INFORMATION SHOWN =>
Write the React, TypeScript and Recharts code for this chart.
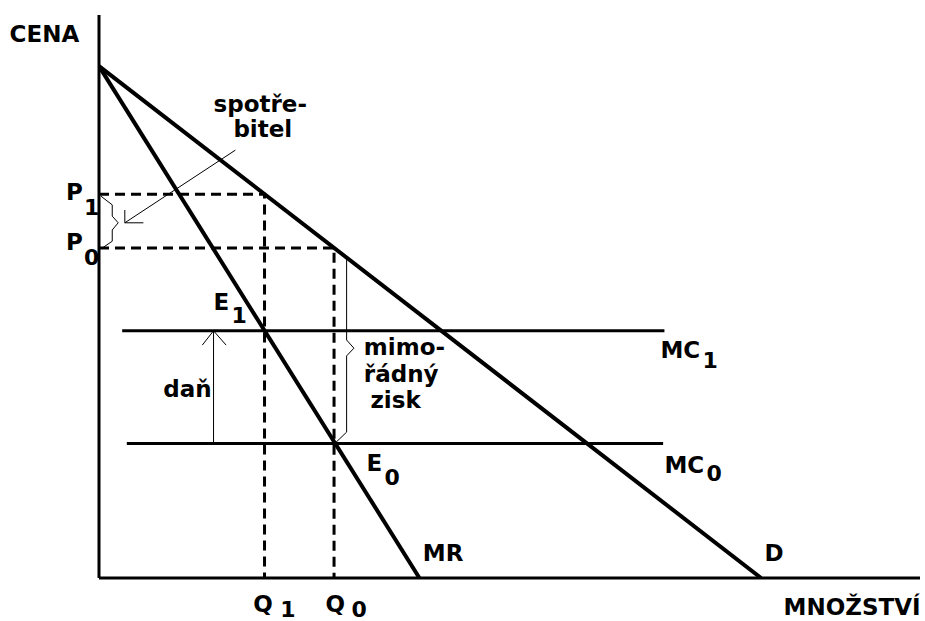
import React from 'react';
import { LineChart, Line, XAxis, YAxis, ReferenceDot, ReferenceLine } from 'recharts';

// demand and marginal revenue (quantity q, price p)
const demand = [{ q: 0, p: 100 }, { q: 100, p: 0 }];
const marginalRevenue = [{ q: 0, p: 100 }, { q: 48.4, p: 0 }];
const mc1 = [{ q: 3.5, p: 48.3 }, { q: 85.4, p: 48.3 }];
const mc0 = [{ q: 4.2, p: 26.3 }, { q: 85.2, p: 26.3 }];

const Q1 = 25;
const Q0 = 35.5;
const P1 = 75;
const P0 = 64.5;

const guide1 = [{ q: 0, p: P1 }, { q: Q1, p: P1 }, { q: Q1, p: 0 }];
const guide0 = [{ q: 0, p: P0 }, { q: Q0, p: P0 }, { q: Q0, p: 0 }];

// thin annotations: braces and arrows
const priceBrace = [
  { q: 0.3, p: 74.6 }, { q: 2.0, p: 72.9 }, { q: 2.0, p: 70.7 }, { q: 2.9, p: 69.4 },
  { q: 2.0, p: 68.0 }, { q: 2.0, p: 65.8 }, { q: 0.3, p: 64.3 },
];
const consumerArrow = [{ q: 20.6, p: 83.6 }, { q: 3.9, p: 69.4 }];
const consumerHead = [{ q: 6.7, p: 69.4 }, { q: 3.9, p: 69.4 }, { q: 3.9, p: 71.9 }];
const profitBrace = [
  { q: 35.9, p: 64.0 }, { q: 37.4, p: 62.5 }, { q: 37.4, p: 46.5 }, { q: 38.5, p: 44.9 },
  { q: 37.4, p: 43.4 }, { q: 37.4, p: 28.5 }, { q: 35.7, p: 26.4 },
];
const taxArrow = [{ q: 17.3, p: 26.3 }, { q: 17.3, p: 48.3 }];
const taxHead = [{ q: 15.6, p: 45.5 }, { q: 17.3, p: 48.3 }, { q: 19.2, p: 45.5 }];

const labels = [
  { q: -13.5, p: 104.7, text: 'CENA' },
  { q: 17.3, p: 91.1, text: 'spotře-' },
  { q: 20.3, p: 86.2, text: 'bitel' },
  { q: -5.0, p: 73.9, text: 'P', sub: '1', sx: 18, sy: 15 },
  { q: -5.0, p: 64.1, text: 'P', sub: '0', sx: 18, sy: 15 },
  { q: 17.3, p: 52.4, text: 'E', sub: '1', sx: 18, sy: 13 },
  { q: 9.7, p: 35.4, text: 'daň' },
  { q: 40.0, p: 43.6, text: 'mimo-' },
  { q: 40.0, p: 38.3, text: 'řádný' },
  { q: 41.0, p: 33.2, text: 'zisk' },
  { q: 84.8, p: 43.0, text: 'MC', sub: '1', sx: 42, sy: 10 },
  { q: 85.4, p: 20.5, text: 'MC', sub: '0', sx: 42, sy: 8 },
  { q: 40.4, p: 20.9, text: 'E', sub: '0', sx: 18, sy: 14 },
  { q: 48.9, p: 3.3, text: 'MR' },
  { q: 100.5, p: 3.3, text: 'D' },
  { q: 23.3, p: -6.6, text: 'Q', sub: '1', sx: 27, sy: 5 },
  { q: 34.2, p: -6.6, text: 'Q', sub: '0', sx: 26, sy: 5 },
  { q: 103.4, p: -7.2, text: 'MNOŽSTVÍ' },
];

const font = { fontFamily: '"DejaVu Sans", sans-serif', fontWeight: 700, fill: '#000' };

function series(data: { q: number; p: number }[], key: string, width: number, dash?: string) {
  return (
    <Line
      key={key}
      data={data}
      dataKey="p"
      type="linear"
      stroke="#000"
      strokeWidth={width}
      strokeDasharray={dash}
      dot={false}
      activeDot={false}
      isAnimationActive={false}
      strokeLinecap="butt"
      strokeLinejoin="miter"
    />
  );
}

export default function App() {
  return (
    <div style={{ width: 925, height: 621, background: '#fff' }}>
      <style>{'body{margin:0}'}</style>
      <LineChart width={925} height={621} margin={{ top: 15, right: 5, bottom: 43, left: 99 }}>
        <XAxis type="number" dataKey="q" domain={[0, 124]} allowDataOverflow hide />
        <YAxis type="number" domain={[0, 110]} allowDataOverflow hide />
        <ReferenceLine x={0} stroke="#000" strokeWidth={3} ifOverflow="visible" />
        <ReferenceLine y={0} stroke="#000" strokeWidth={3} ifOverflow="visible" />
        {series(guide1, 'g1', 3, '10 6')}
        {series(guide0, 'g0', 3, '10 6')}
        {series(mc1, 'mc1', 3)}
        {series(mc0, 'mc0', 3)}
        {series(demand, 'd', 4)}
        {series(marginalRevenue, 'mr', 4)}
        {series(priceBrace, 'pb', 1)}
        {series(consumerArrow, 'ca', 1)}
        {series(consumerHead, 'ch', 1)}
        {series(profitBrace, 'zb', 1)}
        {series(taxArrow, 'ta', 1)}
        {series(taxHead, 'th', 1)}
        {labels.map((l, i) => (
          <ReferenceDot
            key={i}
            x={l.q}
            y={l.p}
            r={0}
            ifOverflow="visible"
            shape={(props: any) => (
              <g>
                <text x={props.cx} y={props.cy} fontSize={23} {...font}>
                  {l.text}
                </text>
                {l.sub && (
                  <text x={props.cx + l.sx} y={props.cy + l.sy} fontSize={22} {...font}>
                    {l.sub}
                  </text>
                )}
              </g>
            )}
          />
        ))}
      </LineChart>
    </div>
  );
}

YOUR OBJECTIVE => From the opening line of the listing above through the line bearing "q: 0, p: P0", repeat each line exactly. Drop every picture.

RESULT =>
Write the React, TypeScript and Recharts code for this chart.
import React from 'react';
import { LineChart, Line, XAxis, YAxis, ReferenceDot, ReferenceLine } from 'recharts';

// demand and marginal revenue (quantity q, price p)
const demand = [{ q: 0, p: 100 }, { q: 100, p: 0 }];
const marginalRevenue = [{ q: 0, p: 100 }, { q: 48.4, p: 0 }];
const mc1 = [{ q: 3.5, p: 48.3 }, { q: 85.4, p: 48.3 }];
const mc0 = [{ q: 4.2, p: 26.3 }, { q: 85.2, p: 26.3 }];

const Q1 = 25;
const Q0 = 35.5;
const P1 = 75;
const P0 = 64.5;

const guide1 = [{ q: 0, p: P1 }, { q: Q1, p: P1 }, { q: Q1, p: 0 }];
const guide0 = [{ q: 0, p: P0 }, { q: Q0, p: P0 }, { q: Q0, p: 0 }];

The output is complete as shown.